Written task.
Repeat the material below exactly, with no pictures.

— BEGIN Data excerpt —

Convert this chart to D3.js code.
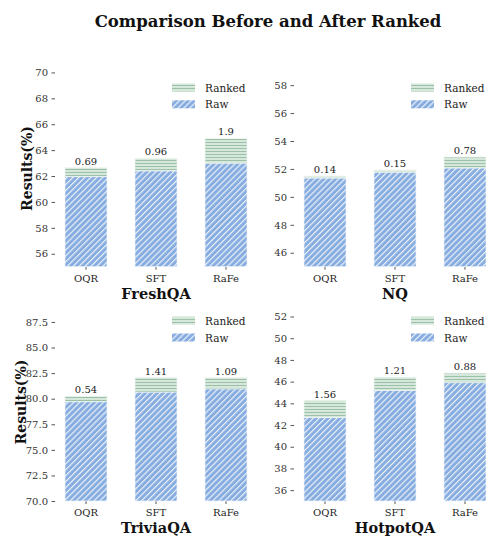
<!DOCTYPE html>
<html><head><meta charset="utf-8">
<script src="https://cdn.jsdelivr.net/npm/d3@7"></script>
<style>body{margin:0;background:#fff}svg{display:block}</style>
</head><body><svg id="c" width="486" height="536"></svg>
<script>
const categories = ["OQR", "SFT", "RaFe"];
const datasets = ["FreshQA", "NQ", "TriviaQA", "HotpotQA"];
const rawFreshQA = [61.95, 62.4, 63.0];
const rankedFreshQA = [0.69, 0.96, 1.9];
const rawNQ = [51.35, 51.77, 52.07];
const rankedNQ = [0.14, 0.15, 0.78];
const rawTriviaQA = [79.7, 80.65, 80.96];
const rankedTriviaQA = [0.54, 1.41, 1.09];
const rawHotpotQA = [42.7, 45.2, 45.9];
const rankedHotpotQA = [1.56, 1.21, 0.88];
const yLow = [55, 45, 70, 35];
const yHigh = [70.96, 59.8, 88.67, 52.6];
const ticksFreshQA = [56, 58, 60, 62, 64, 66, 68, 70];
const ticksNQ = [46, 48, 50, 52, 54, 56, 58];
const ticksTriviaQA = [70, 72.5, 75, 77.5, 80, 82.5, 85, 87.5];
const ticksHotpotQA = [36, 38, 40, 42, 44, 46, 48, 50, 52];
const legendLabels = ["Ranked", "Raw"];

const raws = [rawFreshQA, rawNQ, rawTriviaQA, rawHotpotQA];
const rankeds = [rankedFreshQA, rankedNQ, rankedTriviaQA, rankedHotpotQA];
const tickSets = [ticksFreshQA, ticksNQ, ticksTriviaQA, ticksHotpotQA];
const tickFmt = [d3.format("d"), d3.format("d"), d3.format(".1f"), d3.format("d")];

const FONT = "DejaVu Serif, Liberation Serif, serif";
const svg = d3.select("#c");
const defs = svg.append("defs");
const pr = defs.append("pattern").attr("id", "hRaw").attr("patternUnits", "userSpaceOnUse")
  .attr("width", 4.2).attr("height", 4.2).attr("patternTransform", "rotate(45)");
pr.append("rect").attr("width", 4.2).attr("height", 4.2).attr("fill", "#86ace0");
pr.append("line").attr("x1", 0.6).attr("y1", 0).attr("x2", 0.6).attr("y2", 4.2)
  .attr("stroke", "#ffffff").attr("stroke-width", 1.1).attr("opacity", 0.9);
const pg = defs.append("pattern").attr("id", "hRank").attr("patternUnits", "userSpaceOnUse")
  .attr("width", 6).attr("height", 3);
pg.append("rect").attr("width", 6).attr("height", 3).attr("fill", "#d6e7db");
pg.append("line").attr("x1", 0).attr("y1", 1.5).attr("x2", 6).attr("y2", 1.5)
  .attr("stroke", "#9dc0a8").attr("stroke-width", 1);

svg.append("text").attr("x", 268).attr("y", 27).attr("text-anchor", "middle")
  .attr("font-family", FONT).attr("font-weight", "bold").attr("font-size", 16.5)
  .attr("fill", "#111").text("Comparison Before and After Ranked");

const panels = [
  {x0: 56, x1: 256, top: 60, bottom: 266.7, legY: 87.5, labX: 32, labY: 168.5},
  {x0: 295, x1: 495, top: 60, bottom: 266.7, legY: 87.5, labX: 0, labY: 0},
  {x0: 56, x1: 256, top: 310, bottom: 501, legY: 320.7, labX: 25.5, labY: 402},
  {x0: 295, x1: 495, top: 310, bottom: 501, legY: 320.7, labX: 0, labY: 0}
];

panels.forEach((p, i) => {
  const g = svg.append("g");
  const x = d3.scaleBand().domain(categories).range([p.x0, p.x1]).paddingInner(0.4).paddingOuter(0.1286);
  const y = d3.scaleLinear().domain([yLow[i], yHigh[i]]).range([p.bottom, p.top]);

  // y axis
  const ya = g.append("g").attr("transform", `translate(${p.x0},0)`)
    .call(d3.axisLeft(y).tickValues(tickSets[i]).tickFormat(tickFmt[i]).tickSize(3.5).tickPadding(4.5));
  ya.select(".domain").remove();
  ya.selectAll(".tick line").attr("stroke", "#555").attr("transform", "translate(-1,0)");
  ya.selectAll(".tick text").attr("font-family", FONT).attr("font-size", 10).attr("fill", "#333");

  // x axis
  const xa = g.append("g").attr("transform", `translate(0,${p.bottom})`)
    .call(d3.axisBottom(x).tickSize(3).tickPadding(5));
  xa.select(".domain").remove();
  xa.selectAll(".tick line").attr("stroke", "#555");
  xa.selectAll(".tick text").attr("font-family", FONT).attr("font-size", 10).attr("fill", "#222");

  const raw = raws[i], rk = rankeds[i];
  const rows = categories.map((c, j) => ({c, raw: raw[j], rk: rk[j]}));
  g.selectAll(".raw").data(rows).enter().append("rect")
    .attr("x", d => x(d.c)).attr("width", x.bandwidth())
    .attr("y", d => y(d.raw)).attr("height", d => p.bottom - y(d.raw))
    .attr("fill", "url(#hRaw)").attr("stroke", "#eef3fb").attr("stroke-width", 0.7);
  g.selectAll(".rk").data(rows).enter().append("rect")
    .attr("x", d => x(d.c)).attr("width", x.bandwidth())
    .attr("y", d => y(d.raw + d.rk)).attr("height", d => y(d.raw) - y(d.raw + d.rk))
    .attr("fill", "url(#hRank)").attr("stroke", "#eef5f0").attr("stroke-width", 0.7);
  g.selectAll(".lab").data(rows).enter().append("text")
    .attr("x", d => x(d.c) + x.bandwidth() / 2).attr("y", d => y(d.raw + d.rk) - 3)
    .attr("text-anchor", "middle").attr("font-family", FONT).attr("font-size", 10)
    .attr("fill", "#222").text(d => d.rk);

  // legend
  const lx = p.x0 + 116;
  legendLabels.forEach((t, k) => {
    const ly = p.legY + k * 16.8;
    g.append("rect").attr("x", lx).attr("y", ly - 4).attr("width", 23).attr("height", 8)
      .attr("fill", k === 0 ? "url(#hRank)" : "url(#hRaw)");
    g.append("text").attr("x", lx + 33).attr("y", ly + 4).attr("font-family", FONT)
      .attr("font-size", 10.5).attr("fill", "#222").text(t);
  });

  // panel title
  g.append("text").attr("x", (p.x0 + p.x1) / 2).attr("y", p.bottom + 32)
    .attr("text-anchor", "middle").attr("font-family", FONT).attr("font-weight", "bold")
    .attr("font-size", 14.5).attr("fill", "#111").text(datasets[i]);

  if (i % 2 === 0) {
    g.append("text").attr("transform", `translate(${p.labX},${p.labY}) rotate(-90)`)
      .attr("text-anchor", "middle").attr("font-family", FONT).attr("font-weight", "bold")
      .attr("font-size", 14).attr("fill", "#111").text("Results(%)");
  }
});
</script></body></html>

— END Data excerpt —

Reply to the exercise.
Convert this chart to D3.js code.
<!DOCTYPE html>
<html><head><meta charset="utf-8">
<script src="https://cdn.jsdelivr.net/npm/d3@7"></script>
<style>body{margin:0;background:#fff}svg{display:block}</style>
</head><body><svg id="c" width="486" height="536"></svg>
<script>
const categories = ["OQR", "SFT", "RaFe"];
const datasets = ["FreshQA", "NQ", "TriviaQA", "HotpotQA"];
const rawFreshQA = [61.95, 62.4, 63.0];
const rankedFreshQA = [0.69, 0.96, 1.9];
const rawNQ = [51.35, 51.77, 52.07];
const rankedNQ = [0.14, 0.15, 0.78];
const rawTriviaQA = [79.7, 80.65, 80.96];
const rankedTriviaQA = [0.54, 1.41, 1.09];
const rawHotpotQA = [42.7, 45.2, 45.9];
const rankedHotpotQA = [1.56, 1.21, 0.88];
const yLow = [55, 45, 70, 35];
const yHigh = [70.96, 59.8, 88.67, 52.6];
const ticksFreshQA = [56, 58, 60, 62, 64, 66, 68, 70];
const ticksNQ = [46, 48, 50, 52, 54, 56, 58];
const ticksTriviaQA = [70, 72.5, 75, 77.5, 80, 82.5, 85, 87.5];
const ticksHotpotQA = [36, 38, 40, 42, 44, 46, 48, 50, 52];
const legendLabels = ["Ranked", "Raw"];

const raws = [rawFreshQA, rawNQ, rawTriviaQA, rawHotpotQA];
const rankeds = [rankedFreshQA, rankedNQ, rankedTriviaQA, rankedHotpotQA];
const tickSets = [ticksFreshQA, ticksNQ, ticksTriviaQA, ticksHotpotQA];
const tickFmt = [d3.format("d"), d3.format("d"), d3.format(".1f"), d3.format("d")];

const FONT = "DejaVu Serif, Liberation Serif, serif";
const svg = d3.select("#c");
const defs = svg.append("defs");
const pr = defs.append("pattern").attr("id", "hRaw").attr("patternUnits", "userSpaceOnUse")
  .attr("width", 4.2).attr("height", 4.2).attr("patternTransform", "rotate(45)");
pr.append("rect").attr("width", 4.2).attr("height", 4.2).attr("fill", "#86ace0");
pr.append("line").attr("x1", 0.6).attr("y1", 0).attr("x2", 0.6).attr("y2", 4.2)
  .attr("stroke", "#ffffff").attr("stroke-width", 1.1).attr("opacity", 0.9);
const pg = defs.append("pattern").attr("id", "hRank").attr("patternUnits", "userSpaceOnUse")
  .attr("width", 6).attr("height", 3);
pg.append("rect").attr("width", 6).attr("height", 3).attr("fill", "#d6e7db");
pg.append("line").attr("x1", 0).attr("y1", 1.5).attr("x2", 6).attr("y2", 1.5)
  .attr("stroke", "#9dc0a8").attr("stroke-width", 1);

svg.append("text").attr("x", 268).attr("y", 27).attr("text-anchor", "middle")
  .attr("font-family", FONT).attr("font-weight", "bold").attr("font-size", 16.5)
  .attr("fill", "#111").text("Comparison Before and After Ranked");

const panels = [
  {x0: 56, x1: 256, top: 60, bottom: 266.7, legY: 87.5, labX: 32, labY: 168.5},
  {x0: 295, x1: 495, top: 60, bottom: 266.7, legY: 87.5, labX: 0, labY: 0},
  {x0: 56, x1: 256, top: 310, bottom: 501, legY: 320.7, labX: 25.5, labY: 402},
  {x0: 295, x1: 495, top: 310, bottom: 501, legY: 320.7, labX: 0, labY: 0}
];

panels.forEach((p, i) => {
  const g = svg.append("g");
  const x = d3.scaleBand().domain(categories).range([p.x0, p.x1]).paddingInner(0.4).paddingOuter(0.1286);
  const y = d3.scaleLinear().domain([yLow[i], yHigh[i]]).range([p.bottom, p.top]);

  // y axis
  const ya = g.append("g").attr("transform", `translate(${p.x0},0)`)
    .call(d3.axisLeft(y).tickValues(tickSets[i]).tickFormat(tickFmt[i]).tickSize(3.5).tickPadding(4.5));
  ya.select(".domain").remove();
  ya.selectAll(".tick line").attr("stroke", "#555").attr("transform", "translate(-1,0)");
  ya.selectAll(".tick text").attr("font-family", FONT).attr("font-size", 10).attr("fill", "#333");

  // x axis
  const xa = g.append("g").attr("transform", `translate(0,${p.bottom})`)
    .call(d3.axisBottom(x).tickSize(3).tickPadding(5));
  xa.select(".domain").remove();
  xa.selectAll(".tick line").attr("stroke", "#555");
  xa.selectAll(".tick text").attr("font-family", FONT).attr("font-size", 10).attr("fill", "#222");

  const raw = raws[i], rk = rankeds[i];
  const rows = categories.map((c, j) => ({c, raw: raw[j], rk: rk[j]}));
  g.selectAll(".raw").data(rows).enter().append("rect")
    .attr("x", d => x(d.c)).attr("width", x.bandwidth())
    .attr("y", d => y(d.raw)).attr("height", d => p.bottom - y(d.raw))
    .attr("fill", "url(#hRaw)").attr("stroke", "#eef3fb").attr("stroke-width", 0.7);
  g.selectAll(".rk").data(rows).enter().append("rect")
    .attr("x", d => x(d.c)).attr("width", x.bandwidth())
    .attr("y", d => y(d.raw + d.rk)).attr("height", d => y(d.raw) - y(d.raw + d.rk))
    .attr("fill", "url(#hRank)").attr("stroke", "#eef5f0").attr("stroke-width", 0.7);
  g.selectAll(".lab").data(rows).enter().append("text")
    .attr("x", d => x(d.c) + x.bandwidth() / 2).attr("y", d => y(d.raw + d.rk) - 3)
    .attr("text-anchor", "middle").attr("font-family", FONT).attr("font-size", 10)
    .attr("fill", "#222").text(d => d.rk);

  // legend
  const lx = p.x0 + 116;
  legendLabels.forEach((t, k) => {
    const ly = p.legY + k * 16.8;
    g.append("rect").attr("x", lx).attr("y", ly - 4).attr("width", 23).attr("height", 8)
      .attr("fill", k === 0 ? "url(#hRank)" : "url(#hRaw)");
    g.append("text").attr("x", lx + 33).attr("y", ly + 4).attr("font-family", FONT)
      .attr("font-size", 10.5).attr("fill", "#222").text(t);
  });

  // panel title
  g.append("text").attr("x", (p.x0 + p.x1) / 2).attr("y", p.bottom + 32)
    .attr("text-anchor", "middle").attr("font-family", FONT).attr("font-weight", "bold")
    .attr("font-size", 14.5).attr("fill", "#111").text(datasets[i]);

  if (i % 2 === 0) {
    g.append("text").attr("transform", `translate(${p.labX},${p.labY}) rotate(-90)`)
      .attr("text-anchor", "middle").attr("font-family", FONT).attr("font-weight", "bold")
      .attr("font-size", 14).attr("fill", "#111").text("Results(%)");
  }
});
</script></body></html>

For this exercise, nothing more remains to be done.